Around eight years ago, Menlo alum Tyler Mitic ’24 asked his dad for a camera tripod. His dad promised the tripod on one condition: he had to film the family weekend trip. “Since then, I’ve totally been obsessed with filming,” Mitic said. Mitic spent the past summer traveling with his girlfriend through Europe and California, ending the two-month-long trip with six terabytes of footage, equal to around 1,000 hours of high definition (HD) video. “At 70 years old, I can go back and look through all that. That’s so magical to me, I can see what we were saying in that hour-long recording of us sitting in the tent.”
For the past two years, Mitic has posted consistently on his Instagram, YouTube and TikTok social media channels, capturing the excitement of his travels. “Where do you want to go?” “Why not everywhere?” These two opening lines lead into a 23-second montage of Mitic’s adventures. This video garnered more than seven million likes on Instagram, flashing through his travels from the California coast to the Dolomites in Italy to the Swiss Alps.
“There’s a school Tyler. There’s the adventure Tyler, and there’s also the business and the entrepreneurial Tyler,” Mitic said. His Instagram account, filled with professionally filmed and edited videos, has 49.5 thousand followers and is stamped with a verification mark. Yet, as Mitic explains, he is a traveler, content producer and student at Claremont McKenna College. “I get to embrace two completely different worlds in my life,” Mitic said. “I have friends at college that are more on the academic side and challenge me intellectually […] and then I have a friend group of travelers and social media nomads with a great background in nature.”
Mitic attributes his success on social media to his spontaneity. “My best travel buddy’s name is Charlie. I met him two years ago in a Santa Barbara parking lot,” Mitic said. Mitic and Charlie Kernkamp bought a sailboat off of Facebook Marketplace with zero sailing knowledge. They not only successfully repaired the boat and engine, but also successfully sailed it through the Catalina Islands and up to Santa Barbara. “I got a little bit of [a] following from that. Then it kind of started to snowball,” Mitic said.
Mitic uses social media as a creative outlet. “By creating videos online of beautiful places, it encourages me to go to more beautiful places.” Yet capturing these places and moments can be complex. “The reality is, yes, so much of this is quote unquote ‘staged,’” Mitic said. “It’s a wide range of what’s actually happening behind the scenes. But there’s always authentic joy. There’s always authentic happiness. There’s also limited space on the SD cards.”

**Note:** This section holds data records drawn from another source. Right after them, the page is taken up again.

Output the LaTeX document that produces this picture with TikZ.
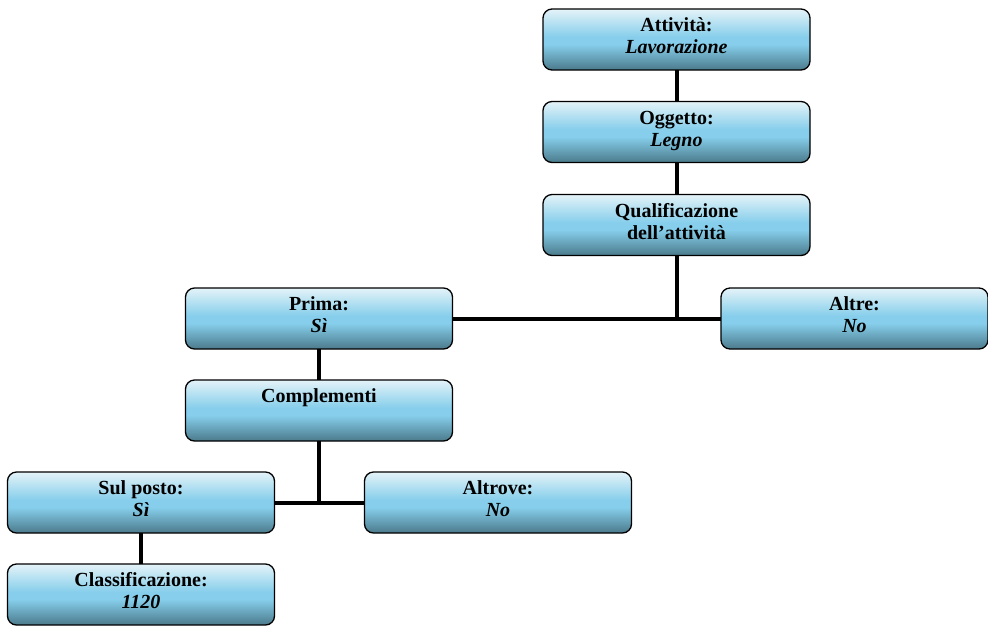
\documentclass[tikz,border=0pt]{standalone}
\usepackage{fontspec}
\setmainfont{Liberation Serif}

\definecolor{boxtop}{HTML}{E4F3F8}
\definecolor{boxmid}{HTML}{86CEEB}
\definecolor{boxbot}{HTML}{4B7A8B}

% Box fill: pale on top, sky blue just below the middle, slate at the bottom
% (the path box is mapped onto 25bp..75bp of the shading)
\pgfdeclareverticalshading{boxshade}{100bp}{%
  color(0bp)=(boxbot); color(25bp)=(boxbot);
  color(46bp)=(boxmid); color(52bp)=(boxmid);
  color(75bp)=(boxtop); color(100bp)=(boxtop)}

% Fixed-size box content: up to two centred lines, hung from the top edge
\newcommand\boxtext[2]{\vbox to 61pt{\hsize=267pt\vskip 7.4pt
  \hbox to 267pt{\hss\strut#1\hss}\nointerlineskip
  \hbox to 267pt{\hss\strut#2\hss}\vss}}

\tikzset{
  stepbox/.style={draw=black, line width=1.3pt, rounded corners=9pt,
    inner sep=0pt, outer sep=0pt, shading=boxshade,
    font=\fontsize{20}{22}\selectfont\bfseries},
  link/.style={line width=4pt, black}
}

\begin{document}
\begin{tikzpicture}[x=1pt, y=-1pt]
\useasboundingbox (0,0) rectangle (988,625);

\node[stepbox] (att)  at (676.5,39.5) {\boxtext{Attività:}{\textit{Lavorazione}}};
\node[stepbox] (ogg)  at (676.5,132)  {\boxtext{Oggetto:}{\textit{Legno}}};
\node[stepbox] (qual) at (676.5,225)  {\boxtext{Qualificazione}{dell’attività}};
\node[stepbox] (prima) at (319,318.5) {\boxtext{Prima:}{\textit{Sì}}};
\node[stepbox] (altre) at (854.5,318.5) {\boxtext{Altre:}{\textit{No}}};
\node[stepbox] (compl) at (319,410.5) {\boxtext{Complementi}{}};
\node[stepbox] (sul)  at (141,502.5)  {\boxtext{Sul posto:}{\textit{Sì}}};
\node[stepbox] (altrove) at (498,502.5) {\boxtext{Altrove:}{\textit{No}}};
\node[stepbox] (class) at (141,594.5) {\boxtext{Classificazione:}{\textit{1120}}};

% connectors between the boxes, with T-junctions below the split points
\draw[link] (att.south) -- (ogg.north);
\draw[link] (ogg.south) -- (qual.north);
\draw[link] (qual.south) -- (qual.south |- prima.east);
\draw[link] (prima.east) -- (altre.west);
\draw[link] (prima.south) -- (compl.north);
\draw[link] (compl.south) -- (compl.south |- sul.east);
\draw[link] (sul.east) -- (altrove.west);
\draw[link] (sul.south) -- (class.north);
\end{tikzpicture}
\end{document}
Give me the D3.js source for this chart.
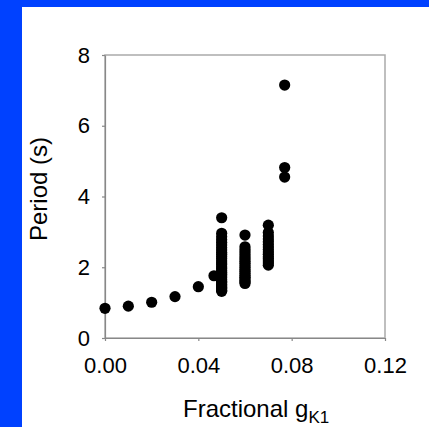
<!DOCTYPE html>
<html>
<head>
<meta charset="utf-8">
<script src="https://cdn.jsdelivr.net/npm/d3@7"></script>
<style>
  html, body { margin: 0; padding: 0; background: #fff; }
  svg { display: block; }
  text { font-family: "Liberation Sans", Arial, sans-serif; fill: #000; }
</style>
</head>
<body>
<svg id="chart" width="429" height="427"></svg>
<script>
// Period of spontaneous oscillation versus fractional gK1
const lowG = [0.000, 0.010, 0.020, 0.030, 0.040, 0.0467];
const lowPeriod = [0.84, 0.90, 1.01, 1.17, 1.45, 1.76];

const columnG = [0.050, 0.060, 0.070, 0.077];
const columnPeriods = [
  [3.40, 2.96, 2.86, 2.78, 2.70, 2.63, 2.55, 2.49, 2.42, 2.36, 2.30, 2.24, 2.18, 2.12, 2.07,
   2.01, 1.96, 1.90, 1.85, 1.80, 1.75, 1.70, 1.65, 1.60, 1.56, 1.51, 1.47, 1.43, 1.39, 1.35, 1.32],
  [2.91, 2.58, 2.50, 2.43, 2.36, 2.29, 2.23, 2.17, 2.11, 2.05, 1.99, 1.93, 1.88, 1.82, 1.77,
   1.72, 1.67, 1.62, 1.58, 1.54],
  [3.19, 2.98, 2.88, 2.80, 2.72, 2.64, 2.57, 2.50, 2.43, 2.37, 2.30, 2.24, 2.18, 2.12, 2.06],
  [7.15, 4.82, 4.55]
];

const xTicks = [0, 0.04, 0.08, 0.12];
const yTicks = [0, 2, 4, 6, 8];

const svg = d3.select("#chart");
const W = 429, H = 427;

// blue frame along the left and top edges
svg.append("rect").attr("x", 0).attr("y", 0).attr("width", W).attr("height", 7).attr("fill", "#0041ff");
svg.append("rect").attr("x", 0).attr("y", 0).attr("width", 22).attr("height", H).attr("fill", "#0041ff");

const plot = { left: 105, right: 385, top: 55, bottom: 338 };

const x = d3.scaleLinear().domain([0, 0.12]).range([plot.left, plot.right]);
const y = d3.scaleLinear().domain([0, 8]).range([plot.bottom, plot.top]);

// plot-area border
svg.append("rect")
  .attr("x", plot.left).attr("y", plot.top)
  .attr("width", plot.right - plot.left).attr("height", plot.bottom - plot.top)
  .attr("fill", "none").attr("stroke", "#aaa").attr("stroke-width", 1.5);

const xAxis = svg.append("g")
  .attr("transform", `translate(0,${plot.bottom})`)
  .call(d3.axisBottom(x).tickValues(xTicks).tickFormat(d3.format(".2f"))
    .tickSize(3).tickSizeOuter(0).tickPadding(16));

const yAxis = svg.append("g")
  .attr("transform", `translate(${plot.left},0)`)
  .call(d3.axisLeft(y).tickValues(yTicks).tickFormat(d3.format("d"))
    .tickSize(3).tickSizeOuter(0).tickPadding(12));

[xAxis, yAxis].forEach(g => {
  g.select(".domain").attr("stroke", "#888").attr("stroke-width", 1.2);
  g.selectAll(".tick line").attr("stroke", "#888").attr("stroke-width", 1.2);
  g.selectAll(".tick text").attr("font-size", 22).attr("fill", "#000")
    .style("font-family", "'Liberation Sans', Arial, sans-serif");
});

// data points
const points = lowG.map((g, i) => ({ g, p: lowPeriod[i] }));
columnG.forEach((g, i) => columnPeriods[i].forEach(p => points.push({ g, p })));

svg.append("g").selectAll("circle")
  .data(points)
  .join("circle")
  .attr("cx", d => x(d.g))
  .attr("cy", d => y(d.p))
  .attr("r", 5.6)
  .attr("fill", "#000");

// axis titles
const xTitle = svg.append("text")
  .attr("x", 183).attr("y", 417)
  .attr("font-size", 24);
xTitle.append("tspan").text("Fractional g");
xTitle.append("tspan").attr("font-size", 17).attr("dy", 6).text("K1");

svg.append("text")
  .attr("transform", "translate(47,189) rotate(-90)")
  .attr("text-anchor", "middle")
  .attr("font-size", 24)
  .text("Period (s)");
</script>
</body>
</html>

While Mitic partly credits his adventurous and entrepreneurial skills to Menlo, he pushed himself in other areas throughout high school. “I was there during the day, and then I was kind of non-existent. I didn’t really like any parties. After school or on the weekends I was out adventuring, and many times filming it,” Mitic said.
He struggled with dyslexia throughout his time at Menlo, and as a result, always forged his own path. “I think there’s a lot of value in not always going on the route that’s been charted out,” Mitic said. He acknowledges how difficult that can be at Menlo, but he encourages students to put the pressure to conform aside and do what they love. “The cliché answer is the blanket answer: follow your passions.”
Mitic’s favorite adventure spot near Menlo is the stretch of Route One north of Santa Cruz and south of Half Moon Bay. “That is an incredibly undiscovered and beautiful area that is shockingly close to Menlo,” Mitic said. If you are able, Mitic recommends driving this specific stretch of highway — finding a spot to camp for the night, but with no need for a strict plan. “There’s so much fear that comes from the unknown […] and social media especially overemphasizes the ‘oh my God, I have to see this, I have to have all these things planned,’ but in reality it’s the people you go with,” he said.